In Elixir, everything is immutable, so even if there is a.pop(), it won’t work as you expected.
According to your code, I guess what you want to do is find the index of the first pair of identical elements from reversed a and b. If I’m right, then the code can be
a = [1,2,3,4,5]
b = [5,4,3,2,1]
i =
a
|> Enum.reverse()
|> Enum.zip(b)
|> Enum.find_index(fn {ea, eb} -> ea == eb end)
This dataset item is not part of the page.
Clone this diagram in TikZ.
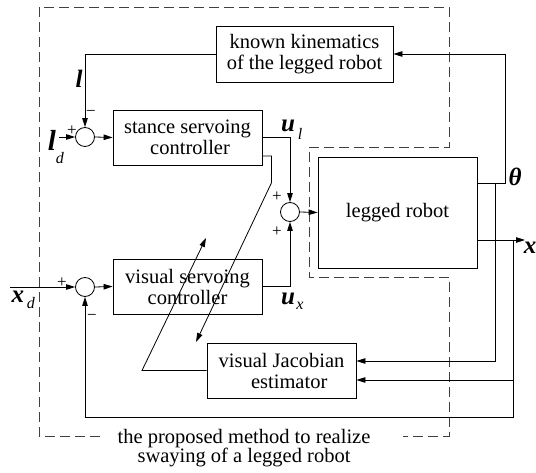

Echoing everything @Aetherus said, with a similar example but just using recursion:
defmodule Match do
@a [1,2,3,4,5]
@b [5,4,3,2,1]
# Elixir has lists, not arrays, and therefore
# its O(n) to access elements and typically this
# is not what you want. For this example, reversing
# the second list once is far more efficient
def reverse(a \\ @a, b \\ @b) do
a
|> :lists.reverse()
|> reverse(b, 0)
end
# length(a) == 0
def reverse([], _, count) do
count
end
# the head of each list is the same fulfilling
# a[length(a)-1] == b[I]
# notice we are pattern matching the head of each list
# and proceeding only if they are the same
def reverse([first | a_rest], [first | b_rest], count) do
reverse(a_rest, b_rest, count + 1)
end
# When the head of the lists no longer match we return
def reverse(_, _, count) do
count
end
end